Al oír aquello, la teniente de Asuntos Internos le prestó toda su atención. El verde de sus ojos era abrumador, gélido y cristalino bajo las cejas varios tonos más oscuras que el cabello rubio ceniza. Aquel contraste intensificaba la seriedad de su expresión. A buen seguro, se dijo Kovac, aterraría a un montón de policías con aquella mirada.
Él llevaba demasiado tiempo en el ruedo para aterrarse. La vida lo había curtido, o quizá se debía a que era un imbécil.
Se sentó en la silla frente a ella con los tobillos cruzados. Cien años antes, también él había hecho sus pinitos en Asuntos Internos, cuando la sección la dirigía un policía de verdad, no un trepa deseoso de llegar arriba a toda costa. No le había avergonzado hacer el trabajo, pues no sentía simpatía alguna por los policías malos, pero tampoco le había gustado.
A la sazón no había en el cuerpo tenientes con el aspecto de aquella.
– Qué amable por su parte hacer la autopsia tan deprisa, ¿no le parece? -comentó-. Teniendo en cuenta lo a tope que va el depósito en esta época del año… Tienen cadáveres para parar un tren.
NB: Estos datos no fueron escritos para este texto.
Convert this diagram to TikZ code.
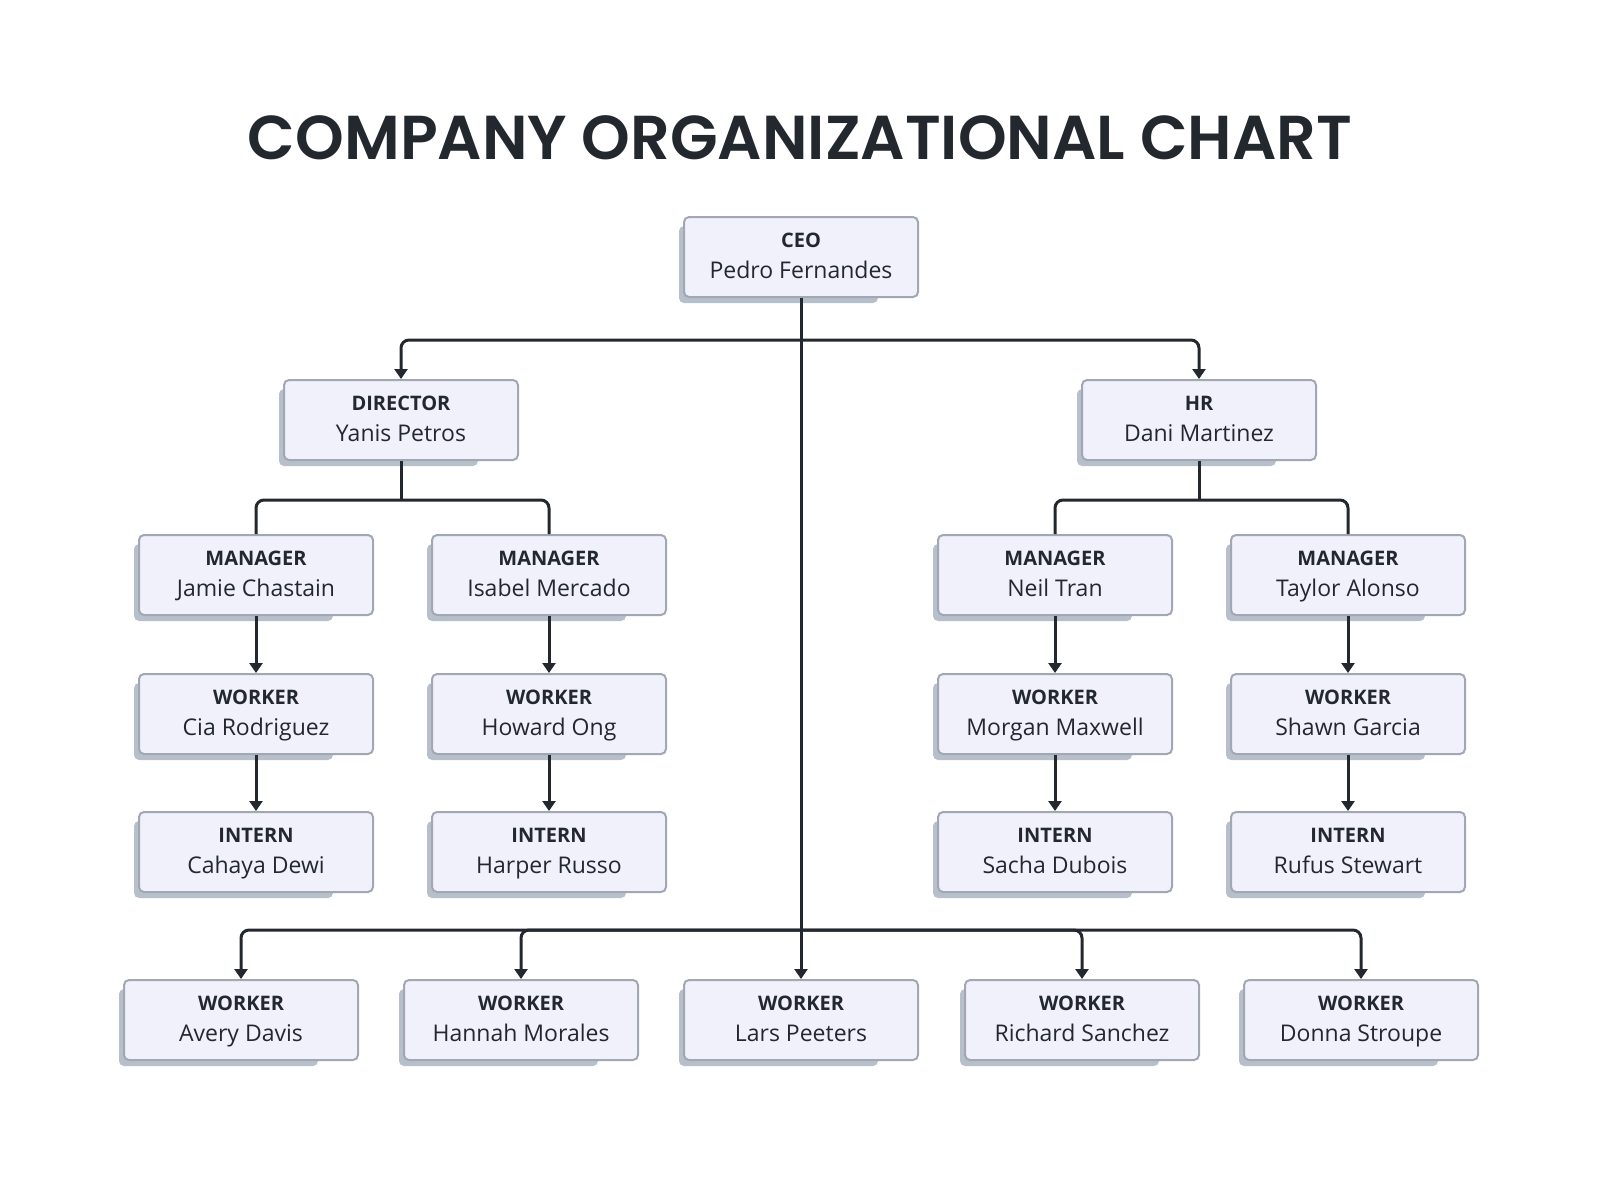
\documentclass[tikz,border=0pt]{standalone}
\usepackage{fontspec}
\setmainfont{Open Sans}
\newfontfamily\headfont{Poppins}[BoldFont={Poppins SemiBold}]
\usepackage{xcolor}
\usetikzlibrary{arrows.meta, backgrounds}
\definecolor{Ink}{HTML}{23282F}
\definecolor{BoxFill}{HTML}{F0F1FB}
\definecolor{BoxLine}{HTML}{A1A8B4}
\definecolor{Shade}{HTML}{B7BFCB}
\tikzset{
  person/.style={draw=BoxLine, fill=BoxFill, line width=2pt, rounded corners=5pt,
                 minimum width=234pt, minimum height=80pt, align=center,
                 text=Ink, font=\fontsize{23}{31}\selectfont, inner sep=0pt},
  arr/.style={-{Triangle[length=10pt,width=13pt]}, line width=3pt, draw=Ink,
              rounded corners=8pt},
  link/.style={line width=3pt, draw=Ink, rounded corners=8pt},
  title/.style={font=\headfont\bfseries\fontsize{62}{70}\selectfont, text=Ink},
}
\newcommand{\who}[2]{{\bfseries\fontsize{20}{31}\selectfont #1\strut}\\#2\strut}

\begin{document}
\begin{tikzpicture}[x=1pt, y=-1pt]
  \useasboundingbox (0,0) rectangle (1600,1200);
  \node[title] (title) at (800,138) {COMPANY ORGANIZATIONAL CHART};

  % ---- top of the tree ----
  \node[person] (ceo)      at (801,257)  {\who{CEO}{Pedro Fernandes}};
  \node[person] (director) at (401,420)  {\who{DIRECTOR}{Yanis Petros}};
  \node[person] (hr)       at (1199,420) {\who{HR}{Dani Martinez}};

  % ---- managers, workers, interns ----
  \node[person] (mgr1) at (256,575)  {\who{MANAGER}{Jamie Chastain}};
  \node[person] (mgr2) at (549,575)  {\who{MANAGER}{Isabel Mercado}};
  \node[person] (mgr3) at (1055,575) {\who{MANAGER}{Neil Tran}};
  \node[person] (mgr4) at (1348,575) {\who{MANAGER}{Taylor Alonso}};

  \node[person] (wkr1) at (256,714)  {\who{WORKER}{Cia Rodriguez}};
  \node[person] (wkr2) at (549,714)  {\who{WORKER}{Howard Ong}};
  \node[person] (wkr3) at (1055,714) {\who{WORKER}{Morgan Maxwell}};
  \node[person] (wkr4) at (1348,714) {\who{WORKER}{Shawn Garcia}};

  \node[person] (int1) at (256,852)  {\who{INTERN}{Cahaya Dewi}};
  \node[person] (int2) at (549,852)  {\who{INTERN}{Harper Russo}};
  \node[person] (int3) at (1055,852) {\who{INTERN}{Sacha Dubois}};
  \node[person] (int4) at (1348,852) {\who{INTERN}{Rufus Stewart}};

  % ---- bottom row ----
  \node[person] (avery)   at (241,1020)  {\who{WORKER}{Avery Davis}};
  \node[person] (hannah)  at (521,1020)  {\who{WORKER}{Hannah Morales}};
  \node[person] (lars)    at (801,1020)  {\who{WORKER}{Lars Peeters}};
  \node[person] (richard) at (1082,1020) {\who{WORKER}{Richard Sanchez}};
  \node[person] (donna)   at (1361,1020) {\who{WORKER}{Donna Stroupe}};

  % ---- box shadows ----
  \begin{scope}[on background layer]
    \foreach \n in {ceo, director, hr, mgr1, mgr2, mgr3, mgr4, wkr1, wkr2, wkr3,
                    wkr4, int1, int2, int3, int4, avery, hannah, lars, richard, donna}
      \fill[Shade, rounded corners=5pt] ([shift={(-4,5)}]\n.south west)
           rectangle ([shift={(-41,10)}]\n.north east);
  \end{scope}

  % ---- connectors ----
  \coordinate (topbus)   at (801,340);
  \coordinate (leftbus)  at (401,500);
  \coordinate (rightbus) at (1199,500);
  \coordinate (lowbus)   at (801,930);

  \draw[arr] (ceo) -- (lars);
  \draw[arr] (topbus) -| (director);
  \draw[arr] (topbus) -| (hr);

  \draw[link] (director) -- (leftbus);
  \draw[link] (leftbus) -| (mgr1);
  \draw[link] (leftbus) -| (mgr2);
  \draw[link] (hr) -- (rightbus);
  \draw[link] (rightbus) -| (mgr3);
  \draw[link] (rightbus) -| (mgr4);

  \draw[arr] (mgr1) -- (wkr1);
  \draw[arr] (mgr2) -- (wkr2);
  \draw[arr] (mgr3) -- (wkr3);
  \draw[arr] (mgr4) -- (wkr4);
  \draw[arr] (wkr1) -- (int1);
  \draw[arr] (wkr2) -- (int2);
  \draw[arr] (wkr3) -- (int3);
  \draw[arr] (wkr4) -- (int4);

  \draw[arr] (lowbus) -| (avery);
  \draw[arr] (lowbus) -| (hannah);
  \draw[arr] (lowbus) -| (richard);
  \draw[arr] (lowbus) -| (donna);
\end{tikzpicture}
\end{document}
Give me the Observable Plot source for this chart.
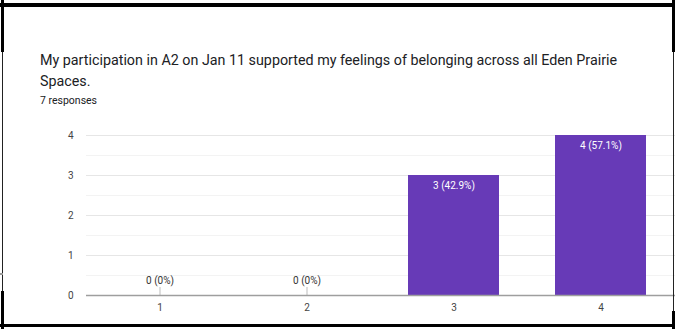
<!DOCTYPE html>
<html>
<head>
<meta charset="utf-8">
<script src="https://cdn.jsdelivr.net/npm/d3@7"></script>
<script src="https://cdn.jsdelivr.net/npm/@observablehq/plot@0.6"></script>
<style>
  html, body { margin: 0; padding: 0; background: #fff; }
  #frame { position: relative; width: 675px; height: 329px; overflow: hidden; background: #fff; font-family: Roboto, "Liberation Sans", sans-serif; }
  .bd { position: absolute; background: #000; }
  #title { position: absolute; left: 40px; top: 50px; width: 610px; font-size: 14.3px; line-height: 21px; color: #202124; }
  #sub { position: absolute; left: 40px; top: 94px; font-size: 10.5px; color: #202124; }
  #chart { position: absolute; left: 0; top: 120px; }
</style>
</head>
<body>
<div id="frame">
  <div id="title"></div>
  <div id="sub"></div>
  <div id="chart"></div>
  <div class="bd" style="left:0;top:3px;width:675px;height:4px"></div>
  <div class="bd" style="left:1px;top:0;width:3px;height:52px"></div>
  <div class="bd" style="left:2px;top:52px;width:1px;height:240px;background:#222"></div>
  <div class="bd" style="left:0;top:273px;width:3px;height:2px;background:#999"></div>
  <div class="bd" style="left:1px;top:291px;width:3px;height:38px"></div>
  <div class="bd" style="left:672px;top:0;width:3px;height:52px"></div>
  <div class="bd" style="left:673px;top:52px;width:1px;height:260px;background:#222"></div>
  <div class="bd" style="left:672px;top:311px;width:3px;height:18px"></div>
  <div class="bd" style="left:0;top:324px;width:675px;height:3px"></div>
</div>
<script>
const titleText = "My participation in A2 on Jan 11 supported my feelings of belonging across all Eden Prairie Spaces.";
const subtitleText = "7 responses";
const categories = ["1", "2", "3", "4"];
const counts = [0, 0, 3, 4];
const yTicks = [0, 1, 2, 3, 4];
const minorTicks = [0.5, 1.5, 2.5, 3.5];

document.getElementById("title").textContent = titleText;
document.getElementById("sub").textContent = subtitleText;

const total = d3.sum(counts);
const data = categories.map((c, i) => ({
  cat: c,
  n: counts[i],
  label: `${counts[i]} (${Math.round(counts[i] / total * 1000) / 10}%)`
}));
const zeros = data.filter(d => d.n === 0);
const nonzero = data.filter(d => d.n > 0);

const chart = Plot.plot({
  width: 675,
  height: 209,
  marginTop: 15,
  marginBottom: 34,
  marginLeft: 86,
  marginRight: 0,
  style: { fontFamily: "Roboto, 'Liberation Sans', sans-serif", fontSize: "10px", color: "#444", background: "transparent" },
  x: { domain: categories, paddingInner: 0.38, paddingOuter: 0.19, label: null, tickSize: 0, tickPadding: 8 },
  y: { domain: [0, 4], ticks: yTicks, tickFormat: "d", label: null, tickSize: 0, tickPadding: 13 },
  marks: [
    Plot.gridY(minorTicks, { stroke: "#f3f3f3", strokeOpacity: 1 }),
    Plot.gridY(yTicks.filter(d => d > 0), { stroke: "#e6e6e6", strokeOpacity: 1 }),
    Plot.barY(nonzero, { x: "cat", y: "n", fill: "#673ab7" }),
    Plot.ruleX(zeros, { x: "cat", y1: 0, y2: 0, insetTop: -8, stroke: "#bdbdbd" }),
    Plot.ruleY([0], { stroke: "#9e9e9e", strokeWidth: 1.5 }),
    Plot.text(nonzero, { x: "cat", y: "n", text: "label", dy: 10, fill: "#fff", fontSize: 10 }),
    Plot.text(zeros, { x: "cat", y: "n", text: "label", dy: -15, fill: "#333", fontSize: 10 })
  ]
});
document.getElementById("chart").appendChild(chart);
</script>
</body>
</html>
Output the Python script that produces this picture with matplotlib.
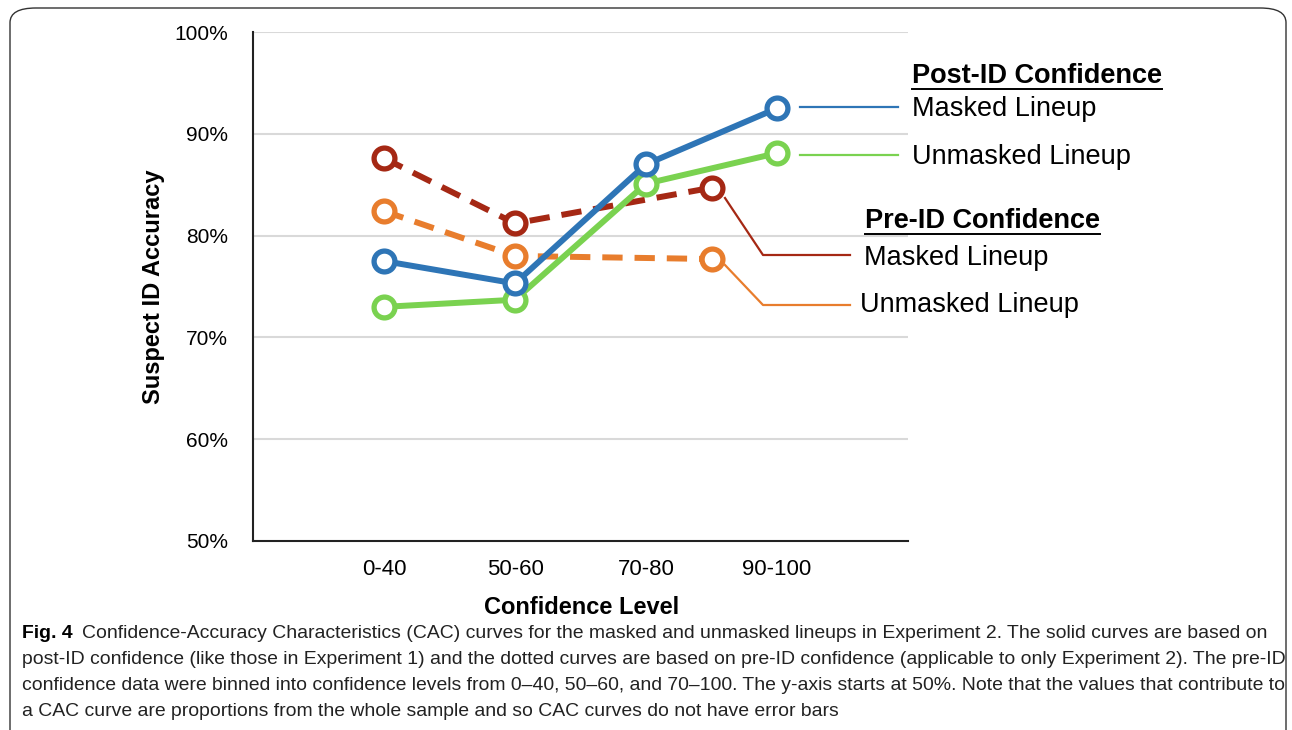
import matplotlib
matplotlib.use('Agg')
from matplotlib import pyplot as plt
from matplotlib.patches import FancyBboxPatch
from matplotlib.lines import Line2D

plt.rcParams['font.family'] = ['Liberation Sans', 'DejaVu Sans']

levels = ['0-40', '50-60', '70-80', '90-100']
xpos = [1, 2, 3, 4]
pre_x = [1, 2, 3.5]

post_masked = [77.5, 75.3, 87.0, 92.5]
post_unmasked = [73.0, 73.7, 85.1, 88.1]
pre_masked = [87.6, 81.2, 84.7]
pre_unmasked = [82.4, 78.0, 77.7]

yticks = [50, 60, 70, 80, 90, 100]

blue = '#2E75B6'
green = '#7AD250'
darkred = '#A52814'
orange = '#E87D2D'

fig = plt.figure(figsize=(12.92, 7.3), dpi=100)

# rounded frame around the whole figure
frame = FancyBboxPatch((10 / 1292, -0.05), 1276 / 1292, 1 - 8 / 730 + 0.05,
                       boxstyle='round,pad=0,rounding_size=0.02',
                       transform=fig.transFigure, fill=False,
                       edgecolor='#333333', linewidth=1.0)
fig.patches.append(frame)

ax = fig.add_axes([253 / 1292, 1 - 541 / 730, 655 / 1292, 509 / 730])
ax.set_xlim(0, 5)
ax.set_ylim(50, 100)

for g in yticks[1:]:
    ax.axhline(g, color='#d9d9d9', linewidth=1.5, zorder=0)

mk = dict(marker='o', markersize=15, markerfacecolor='white', markeredgewidth=3.8)
ax.plot(pre_x, pre_unmasked, color=orange, linewidth=4.3, linestyle=(0, (3.4, 2.0)),
        markeredgecolor=orange, **mk, zorder=3)
ax.plot(pre_x, pre_masked, color=darkred, linewidth=4.3, linestyle=(0, (3.4, 2.0)),
        markeredgecolor=darkred, **mk, zorder=3)
ax.plot(xpos, post_unmasked, color=green, linewidth=4.3, markeredgecolor=green, **mk, zorder=4)
ax.plot(xpos, post_masked, color=blue, linewidth=4.3, markeredgecolor=blue, **mk, zorder=5)

ax.set_xticks(xpos)
ax.set_xticklabels(levels, fontsize=16)
ax.set_yticks(yticks)
ax.set_yticklabels(['%d%%' % v for v in yticks], fontsize=15)
ax.tick_params(axis='both', length=0)
ax.tick_params(axis='x', pad=13)
ax.tick_params(axis='y', pad=18)
for s in ['top', 'right']:
    ax.spines[s].set_visible(False)
for s in ['left', 'bottom']:
    ax.spines[s].set_linewidth(1.5)
    ax.spines[s].set_color('#222222')

ax.set_xlabel('Confidence Level', fontsize=17, fontweight='bold')
ax.set_ylabel('Suspect ID Accuracy', fontsize=17, fontweight='bold')
ax.xaxis.set_label_coords(0.502, -0.108)
ax.yaxis.set_label_coords(-0.135, 0.5)


def px(x, y):
    # figure pixel (from top-left) -> figure fraction
    return x / 1292, 1 - y / 730


def flines(xs, ys, color, lw=1.6):
    pts = [px(a, b) for a, b in zip(xs, ys)]
    fig.add_artist(Line2D([p[0] for p in pts], [p[1] for p in pts],
                          color=color, linewidth=lw, transform=fig.transFigure))


renderer = fig.canvas.get_renderer()
lfs = 19.5


def header(x, y, s):
    t = fig.text(*px(x, y), s, fontsize=lfs, fontweight='bold', ha='left', va='center')
    bb = t.get_window_extent(renderer)
    w = bb.width
    flines([x, x + w], [y + 13, y + 13], 'black', lw=1.4)


header(912, 76, 'Post-ID Confidence')
flines([800, 898], [107, 107], blue)
fig.text(*px(912, 109), 'Masked Lineup', fontsize=lfs, ha='left', va='center')
flines([800, 898], [155, 155], green)
fig.text(*px(912, 157), 'Unmasked Lineup', fontsize=lfs, ha='left', va='center')

header(865, 221, 'Pre-ID Confidence')
flines([725, 763, 850], [198, 255, 255], darkred)
fig.text(*px(864, 258), 'Masked Lineup', fontsize=lfs, ha='left', va='center')
flines([725, 763, 850], [265, 305, 305], orange)
fig.text(*px(860, 305), 'Unmasked Lineup', fontsize=lfs, ha='left', va='center')

# caption
capfont = ['Liberation Sans Narrow', 'Liberation Sans', 'DejaVu Sans']
caption = [
    'Confidence-Accuracy Characteristics (CAC) curves for the masked and unmasked lineups in Experiment 2. The solid curves are based on',
    'post-ID confidence (like those in Experiment 1) and the dotted curves are based on pre-ID confidence (applicable to only Experiment 2). The pre-ID',
    'confidence data were binned into confidence levels from 0\u201340, 50\u201360, and 70\u2013100. The y-axis starts at 50%. Note that the values that contribute to',
    'a CAC curve are proportions from the whole sample and so CAC curves do not have error bars',
]
cap_y = [633, 659, 685, 711]

# fit font size so the second line spans the measured width
probe = fig.text(0, 0, caption[1], fontsize=10, family=capfont)
w10 = probe.get_window_extent(renderer).width
probe.remove()
capsize = 10 * 1262 / w10

fig_t = fig.text(*px(22, cap_y[0]), 'Fig. 4', fontsize=capsize, fontweight='bold',
                 family=capfont, ha='left', va='center')
fx = 22 + fig_t.get_window_extent(renderer).width + 9
fig.text(*px(fx, cap_y[0]), caption[0], fontsize=capsize, family=capfont,
         ha='left', va='center', color='#222222')
for line, yy in zip(caption[1:], cap_y[1:]):
    fig.text(*px(22, yy), line, fontsize=capsize, family=capfont,
             ha='left', va='center', color='#222222')

fig.savefig('out.png', dpi=100)
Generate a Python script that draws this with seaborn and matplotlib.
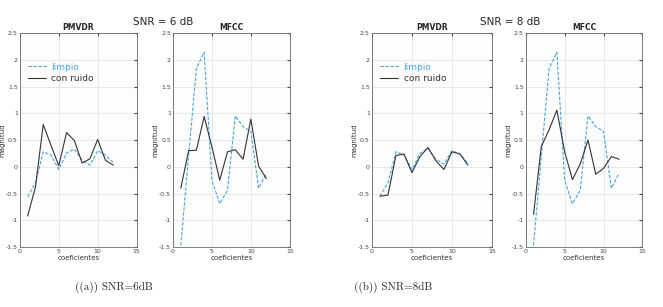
import numpy as np
import pandas as pd
import matplotlib
matplotlib.use("Agg")
import matplotlib.pyplot as plt
import seaborn as sns

# coefficient index
coef = list(range(1, 13))

# SNR = 6 dB
pmvdr_clean_6 = [-0.56, -0.30, 0.28, 0.22, -0.05, 0.26, 0.33, 0.12, 0.03, 0.30, 0.22, 0.08]
pmvdr_noisy_6 = [-0.92, -0.38, 0.79, 0.40, 0.02, 0.64, 0.49, 0.07, 0.15, 0.51, 0.12, 0.03]
mfcc_clean_6 = [-1.47, 0.20, 1.84, 2.14, -0.25, -0.69, -0.44, 0.95, 0.75, 0.66, -0.40, -0.12]
mfcc_noisy_6 = [-0.40, 0.30, 0.31, 0.94, 0.37, -0.25, 0.28, 0.32, 0.14, 0.89, 0.01, -0.22]

# SNR = 8 dB
pmvdr_clean_8 = [-0.55, -0.30, 0.28, 0.22, -0.05, 0.25, 0.34, 0.14, 0.05, 0.30, 0.24, 0.06]
pmvdr_noisy_8 = [-0.55, -0.53, 0.21, 0.24, -0.11, 0.19, 0.36, 0.11, -0.05, 0.28, 0.24, 0.03]
mfcc_clean_8 = [-1.47, 0.20, 1.84, 2.14, -0.25, -0.69, -0.44, 0.95, 0.75, 0.66, -0.40, -0.12]
mfcc_noisy_8 = [-0.89, 0.38, 0.69, 1.06, 0.28, -0.24, 0.05, 0.50, -0.14, -0.03, 0.19, 0.14]

CLEAN_COL = "#4aa3df"
NOISY_COL = "#333333"

sns.set_style("whitegrid")
plt.rcParams["font.family"] = ["DejaVu Sans"]


def make_df(clean, noisy):
    return pd.DataFrame({
        "coef": coef * 2,
        "value": clean + noisy,
        "serie": ["limpio"] * len(coef) + ["con ruido"] * len(coef),
    })


panels = [
    ("PMVDR", pmvdr_clean_6, pmvdr_noisy_6, [0.030, 0.1954, 0.176, 0.697], True),
    ("MFCC", mfcc_clean_6, mfcc_noisy_6, [0.261, 0.1954, 0.176, 0.697], False),
    ("PMVDR", pmvdr_clean_8, pmvdr_noisy_8, [0.561, 0.1954, 0.181, 0.697], True),
    ("MFCC", mfcc_clean_8, mfcc_noisy_8, [0.793, 0.1954, 0.176, 0.697], False),
]

fig = plt.figure(figsize=(6.63, 3.07), dpi=100)

for title, clean, noisy, rect, show_leg in panels:
    ax = fig.add_axes(rect)
    ax.set_facecolor("#fdfdfd")
    df = make_df(clean, noisy)
    sns.lineplot(
        data=df, x="coef", y="value", hue="serie", style="serie",
        hue_order=["limpio", "con ruido"], style_order=["limpio", "con ruido"],
        palette={"limpio": CLEAN_COL, "con ruido": NOISY_COL},
        dashes={"limpio": (3, 1.5), "con ruido": ""},
        linewidth=0.8, ax=ax, legend=show_leg,
    )
    ax.set_xlim(0, 15)
    ax.set_ylim(-1.5, 2.5)
    ax.set_xticks([0, 5, 10, 15])
    ax.set_yticks(np.arange(-1.5, 2.51, 0.5))
    ax.set_yticklabels(["-1.5", "-1", "-0.5", "0", "0.5", "1", "1.5", "2", "2.5"])
    ax.tick_params(labelsize=4.5, length=2, direction="in", pad=1.5,
                   colors="#444444", top=True, right=True)
    ax.grid(color="#e3e3e3", linewidth=0.6)
    for sp in ax.spines.values():
        sp.set_color("#666666")
        sp.set_linewidth(0.6)
    ax.set_title(title, fontsize=5.5, fontweight="bold", pad=2)
    ax.set_xlabel("coeficientes", fontsize=5, color="#333333", labelpad=1)
    ax.set_ylabel("magnitud", fontsize=5, color="#333333", labelpad=0.3)
    if show_leg:
        leg = ax.legend(loc="upper left", bbox_to_anchor=(0.0, 0.90), frameon=False,
                        fontsize=6.5, handlelength=2.0, handletextpad=0.6,
                        labelspacing=0.3)
        for txt, col in zip(leg.get_texts(), [CLEAN_COL, NOISY_COL]):
            txt.set_color(col)

fig.text(0.246, 0.92, "SNR = 6 dB", fontsize=7.5, ha="center")
fig.text(0.770, 0.92, "SNR = 8 dB", fontsize=7.5, ha="center")

fig.text(0.172, 0.055, "((a)) SNR=6dB", fontsize=8, ha="center",
         family=["cmr10", "DejaVu Serif"])
fig.text(0.593, 0.055, "((b)) SNR=8dB", fontsize=8, ha="center",
         family=["cmr10", "DejaVu Serif"])

fig.savefig("out.png", dpi=100)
– Cortesía profesional -replicó Savard con sequedad. Kovac se sorprendió mirándole los labios, unos labios de arco perfecto y rematados con una capa de brillo.
– Ya -dijo-. Pues a mí me parece que le debo al viejo Mike la misma cortesía, ¿sabe? ¿Lo conoce usted, por cierto? ¿Conoce a Mike Fallon?
Los ojos verdes volvieron a clavarse en los papeles.
– He oído hablar de él, y hoy le he llamado por teléfono para darle el pésame.
– Ya, claro, es usted demasiado joven para haber estado aquí en la época de Iron Mike. ¿Qué edad tiene? ¿Treinta y siete, treinta y ocho?
La teniente le lanzó una mirada que habría derretido el polo.
– No es asunto suyo, sargento, y si me permite un consejo, cuando intente adivinar la edad de una mujer, tire por lo bajo.
– Vaya, ¿tanto me he equivocado? -se lamentó Kovac con una mueca.
– No, casi acierta, y le diré que soy muy vanidosa. Y ahora, si me disculpa…
Levantó algunos papeles y los revolvió un poco para indicarle que la conversación había tocado a su fin.
– Solo un par de preguntas más.
– Usted no necesita hacer preguntas ni escuchar sus respuestas. Se ha quedado sin caso.
– Pero tengo a Mike -le recordó Kovac-. Intento encajar algunas piezas por su bien. Es muy duro perder a un hijo, y si puedo hacer algo para explicarle cómo transcurrieron los últimos días de Andy, lo haré. No es mucho pedir, ¿no le parece?
– Lo es si lo que quiere es información confidencial acerca de una investigación de Asuntos Internos -corrigió Savard mientras retiraba la silla de la mesa.
Había intentado despacharlo con displicencia; ahora trataría de librarse de él de otro modo. Kovac permaneció sentado un instante para ponerla nerviosa, para hacerle saber que no se rendiría tan fácilmente. Savard rodeó la mesa para acompañarlo a la puerta. Kovac esperó a que estuviera junto a su silla y entonces se levantó, provocando cierto titubeo. La teniente retrocedió un paso con el ceño fruncido, irritada por verse obligada a retirarse.
– Sé lo de Curtis -faroleó Kovac.
– Entonces sabrá que no tiene nada de que hablar conmigo a fin de cuentas -replicó Savard.
– No se le da muy bien lo de la igualdad de derechos, ¿verdad, teniente? -observó Kovac, conteniendo a duras penas una sonrisa torva.
– Le aseguro que estoy más que cualificada para desempeñar mis funciones, sargento Kovac.
En su voz se advertía algo parecido a la diversión, aunque más tenebroso. Ironía, tal vez. Kovac no imaginaba a qué se debía, de dónde procedía ni qué motivo podría tener ella para hacerle partícipe del secreto. De momento, el asunto carecía de importancia para él, pero archivó la curiosidad en su mente, por si la necesitaba más adelante.